Instructions to follow ▸ All the data should be repeated exactly. Any image in it is left out.

----

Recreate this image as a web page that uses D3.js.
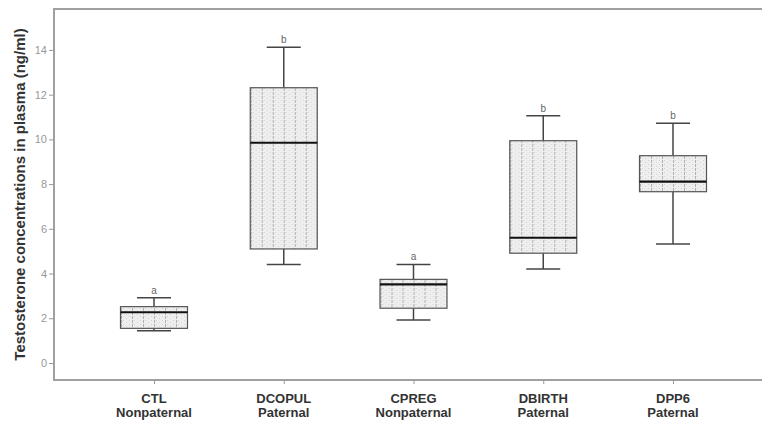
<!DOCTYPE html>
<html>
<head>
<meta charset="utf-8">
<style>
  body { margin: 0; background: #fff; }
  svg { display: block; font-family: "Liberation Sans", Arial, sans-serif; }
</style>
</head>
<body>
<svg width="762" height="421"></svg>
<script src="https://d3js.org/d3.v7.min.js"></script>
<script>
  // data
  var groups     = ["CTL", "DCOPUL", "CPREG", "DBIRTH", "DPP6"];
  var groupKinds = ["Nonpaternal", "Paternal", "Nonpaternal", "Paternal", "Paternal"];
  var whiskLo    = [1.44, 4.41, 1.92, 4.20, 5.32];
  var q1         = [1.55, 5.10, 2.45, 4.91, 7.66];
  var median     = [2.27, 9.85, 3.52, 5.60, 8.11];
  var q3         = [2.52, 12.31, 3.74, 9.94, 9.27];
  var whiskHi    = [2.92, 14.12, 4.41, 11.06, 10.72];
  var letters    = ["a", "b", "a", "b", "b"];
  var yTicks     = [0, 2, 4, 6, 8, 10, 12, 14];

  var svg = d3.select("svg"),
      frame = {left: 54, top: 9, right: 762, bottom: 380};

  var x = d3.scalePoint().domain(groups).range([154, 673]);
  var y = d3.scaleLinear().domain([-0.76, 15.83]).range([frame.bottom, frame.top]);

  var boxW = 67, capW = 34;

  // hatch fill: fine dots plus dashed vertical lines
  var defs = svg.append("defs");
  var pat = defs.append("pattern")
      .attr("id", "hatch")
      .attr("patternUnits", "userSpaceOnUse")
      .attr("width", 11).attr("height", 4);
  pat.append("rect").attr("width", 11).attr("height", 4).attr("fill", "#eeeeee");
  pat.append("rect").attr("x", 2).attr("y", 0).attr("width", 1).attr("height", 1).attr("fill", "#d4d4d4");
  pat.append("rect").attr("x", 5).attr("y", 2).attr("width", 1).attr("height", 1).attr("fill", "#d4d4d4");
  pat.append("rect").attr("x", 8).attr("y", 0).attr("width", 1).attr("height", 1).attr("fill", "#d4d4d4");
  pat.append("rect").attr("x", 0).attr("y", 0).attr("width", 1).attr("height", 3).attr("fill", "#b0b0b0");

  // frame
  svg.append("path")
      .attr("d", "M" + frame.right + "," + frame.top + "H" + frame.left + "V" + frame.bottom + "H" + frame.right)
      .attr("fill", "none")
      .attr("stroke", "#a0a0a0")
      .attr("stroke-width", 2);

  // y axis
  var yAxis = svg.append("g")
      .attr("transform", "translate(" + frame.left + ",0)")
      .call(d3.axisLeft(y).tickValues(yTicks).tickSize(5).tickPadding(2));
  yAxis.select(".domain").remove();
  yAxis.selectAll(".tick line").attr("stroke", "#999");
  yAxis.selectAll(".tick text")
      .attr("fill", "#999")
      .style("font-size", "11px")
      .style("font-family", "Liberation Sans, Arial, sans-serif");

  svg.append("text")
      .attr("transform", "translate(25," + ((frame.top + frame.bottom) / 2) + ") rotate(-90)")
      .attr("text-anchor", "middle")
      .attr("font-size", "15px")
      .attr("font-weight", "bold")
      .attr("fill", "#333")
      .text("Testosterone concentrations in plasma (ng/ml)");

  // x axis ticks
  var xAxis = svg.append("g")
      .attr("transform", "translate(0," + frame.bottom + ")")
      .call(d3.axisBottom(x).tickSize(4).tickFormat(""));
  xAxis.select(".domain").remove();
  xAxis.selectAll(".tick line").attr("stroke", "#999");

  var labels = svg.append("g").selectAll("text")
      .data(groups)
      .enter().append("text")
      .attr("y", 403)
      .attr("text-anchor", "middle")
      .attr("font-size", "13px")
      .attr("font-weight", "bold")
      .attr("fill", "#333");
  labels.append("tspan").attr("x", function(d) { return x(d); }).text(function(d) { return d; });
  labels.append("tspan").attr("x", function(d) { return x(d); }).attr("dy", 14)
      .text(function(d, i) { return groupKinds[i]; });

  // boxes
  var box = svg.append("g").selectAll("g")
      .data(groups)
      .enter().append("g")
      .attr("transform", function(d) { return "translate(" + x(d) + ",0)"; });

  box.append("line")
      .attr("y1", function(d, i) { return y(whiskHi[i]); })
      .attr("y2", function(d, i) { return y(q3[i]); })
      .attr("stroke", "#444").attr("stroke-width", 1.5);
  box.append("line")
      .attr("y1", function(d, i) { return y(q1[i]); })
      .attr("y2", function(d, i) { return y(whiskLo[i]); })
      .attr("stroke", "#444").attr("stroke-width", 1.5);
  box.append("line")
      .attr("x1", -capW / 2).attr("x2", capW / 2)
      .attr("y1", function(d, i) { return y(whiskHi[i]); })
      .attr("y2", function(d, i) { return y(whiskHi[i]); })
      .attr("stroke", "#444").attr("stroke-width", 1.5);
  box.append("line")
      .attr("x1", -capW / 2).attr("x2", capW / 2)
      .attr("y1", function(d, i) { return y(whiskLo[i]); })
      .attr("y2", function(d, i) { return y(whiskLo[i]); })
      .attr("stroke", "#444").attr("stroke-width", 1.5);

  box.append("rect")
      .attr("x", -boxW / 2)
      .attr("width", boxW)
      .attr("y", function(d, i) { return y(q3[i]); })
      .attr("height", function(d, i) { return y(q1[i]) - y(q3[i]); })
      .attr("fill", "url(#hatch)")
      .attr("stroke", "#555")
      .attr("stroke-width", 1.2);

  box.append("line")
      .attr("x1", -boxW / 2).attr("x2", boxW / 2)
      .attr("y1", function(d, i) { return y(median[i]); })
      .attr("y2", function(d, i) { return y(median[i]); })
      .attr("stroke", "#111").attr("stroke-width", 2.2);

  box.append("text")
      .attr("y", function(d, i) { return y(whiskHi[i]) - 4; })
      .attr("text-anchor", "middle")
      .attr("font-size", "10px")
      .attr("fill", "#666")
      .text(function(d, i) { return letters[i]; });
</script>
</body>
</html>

----

Answer to this problem ▸
Recreate this image as a web page that uses D3.js.
<!DOCTYPE html>
<html>
<head>
<meta charset="utf-8">
<style>
  body { margin: 0; background: #fff; }
  svg { display: block; font-family: "Liberation Sans", Arial, sans-serif; }
</style>
</head>
<body>
<svg width="762" height="421"></svg>
<script src="https://d3js.org/d3.v7.min.js"></script>
<script>
  // data
  var groups     = ["CTL", "DCOPUL", "CPREG", "DBIRTH", "DPP6"];
  var groupKinds = ["Nonpaternal", "Paternal", "Nonpaternal", "Paternal", "Paternal"];
  var whiskLo    = [1.44, 4.41, 1.92, 4.20, 5.32];
  var q1         = [1.55, 5.10, 2.45, 4.91, 7.66];
  var median     = [2.27, 9.85, 3.52, 5.60, 8.11];
  var q3         = [2.52, 12.31, 3.74, 9.94, 9.27];
  var whiskHi    = [2.92, 14.12, 4.41, 11.06, 10.72];
  var letters    = ["a", "b", "a", "b", "b"];
  var yTicks     = [0, 2, 4, 6, 8, 10, 12, 14];

  var svg = d3.select("svg"),
      frame = {left: 54, top: 9, right: 762, bottom: 380};

  var x = d3.scalePoint().domain(groups).range([154, 673]);
  var y = d3.scaleLinear().domain([-0.76, 15.83]).range([frame.bottom, frame.top]);

  var boxW = 67, capW = 34;

  // hatch fill: fine dots plus dashed vertical lines
  var defs = svg.append("defs");
  var pat = defs.append("pattern")
      .attr("id", "hatch")
      .attr("patternUnits", "userSpaceOnUse")
      .attr("width", 11).attr("height", 4);
  pat.append("rect").attr("width", 11).attr("height", 4).attr("fill", "#eeeeee");
  pat.append("rect").attr("x", 2).attr("y", 0).attr("width", 1).attr("height", 1).attr("fill", "#d4d4d4");
  pat.append("rect").attr("x", 5).attr("y", 2).attr("width", 1).attr("height", 1).attr("fill", "#d4d4d4");
  pat.append("rect").attr("x", 8).attr("y", 0).attr("width", 1).attr("height", 1).attr("fill", "#d4d4d4");
  pat.append("rect").attr("x", 0).attr("y", 0).attr("width", 1).attr("height", 3).attr("fill", "#b0b0b0");

  // frame
  svg.append("path")
      .attr("d", "M" + frame.right + "," + frame.top + "H" + frame.left + "V" + frame.bottom + "H" + frame.right)
      .attr("fill", "none")
      .attr("stroke", "#a0a0a0")
      .attr("stroke-width", 2);

  // y axis
  var yAxis = svg.append("g")
      .attr("transform", "translate(" + frame.left + ",0)")
      .call(d3.axisLeft(y).tickValues(yTicks).tickSize(5).tickPadding(2));
  yAxis.select(".domain").remove();
  yAxis.selectAll(".tick line").attr("stroke", "#999");
  yAxis.selectAll(".tick text")
      .attr("fill", "#999")
      .style("font-size", "11px")
      .style("font-family", "Liberation Sans, Arial, sans-serif");

  svg.append("text")
      .attr("transform", "translate(25," + ((frame.top + frame.bottom) / 2) + ") rotate(-90)")
      .attr("text-anchor", "middle")
      .attr("font-size", "15px")
      .attr("font-weight", "bold")
      .attr("fill", "#333")
      .text("Testosterone concentrations in plasma (ng/ml)");

  // x axis ticks
  var xAxis = svg.append("g")
      .attr("transform", "translate(0," + frame.bottom + ")")
      .call(d3.axisBottom(x).tickSize(4).tickFormat(""));
  xAxis.select(".domain").remove();
  xAxis.selectAll(".tick line").attr("stroke", "#999");

  var labels = svg.append("g").selectAll("text")
      .data(groups)
      .enter().append("text")
      .attr("y", 403)
      .attr("text-anchor", "middle")
      .attr("font-size", "13px")
      .attr("font-weight", "bold")
      .attr("fill", "#333");
  labels.append("tspan").attr("x", function(d) { return x(d); }).text(function(d) { return d; });
  labels.append("tspan").attr("x", function(d) { return x(d); }).attr("dy", 14)
      .text(function(d, i) { return groupKinds[i]; });

  // boxes
  var box = svg.append("g").selectAll("g")
      .data(groups)
      .enter().append("g")
      .attr("transform", function(d) { return "translate(" + x(d) + ",0)"; });

  box.append("line")
      .attr("y1", function(d, i) { return y(whiskHi[i]); })
      .attr("y2", function(d, i) { return y(q3[i]); })
      .attr("stroke", "#444").attr("stroke-width", 1.5);
  box.append("line")
      .attr("y1", function(d, i) { return y(q1[i]); })
      .attr("y2", function(d, i) { return y(whiskLo[i]); })
      .attr("stroke", "#444").attr("stroke-width", 1.5);
  box.append("line")
      .attr("x1", -capW / 2).attr("x2", capW / 2)
      .attr("y1", function(d, i) { return y(whiskHi[i]); })
      .attr("y2", function(d, i) { return y(whiskHi[i]); })
      .attr("stroke", "#444").attr("stroke-width", 1.5);
  box.append("line")
      .attr("x1", -capW / 2).attr("x2", capW / 2)
      .attr("y1", function(d, i) { return y(whiskLo[i]); })
      .attr("y2", function(d, i) { return y(whiskLo[i]); })
      .attr("stroke", "#444").attr("stroke-width", 1.5);

  box.append("rect")
      .attr("x", -boxW / 2)
      .attr("width", boxW)
      .attr("y", function(d, i) { return y(q3[i]); })
      .attr("height", function(d, i) { return y(q1[i]) - y(q3[i]); })
      .attr("fill", "url(#hatch)")
      .attr("stroke", "#555")
      .attr("stroke-width", 1.2);

  box.append("line")
      .attr("x1", -boxW / 2).attr("x2", boxW / 2)
      .attr("y1", function(d, i) { return y(median[i]); })
      .attr("y2", function(d, i) { return y(median[i]); })
      .attr("stroke", "#111").attr("stroke-width", 2.2);

  box.append("text")
      .attr("y", function(d, i) { return y(whiskHi[i]) - 4; })
      .attr("text-anchor", "middle")
      .attr("font-size", "10px")
      .attr("fill", "#666")
      .text(function(d, i) { return letters[i]; });
</script>
</body>
</html>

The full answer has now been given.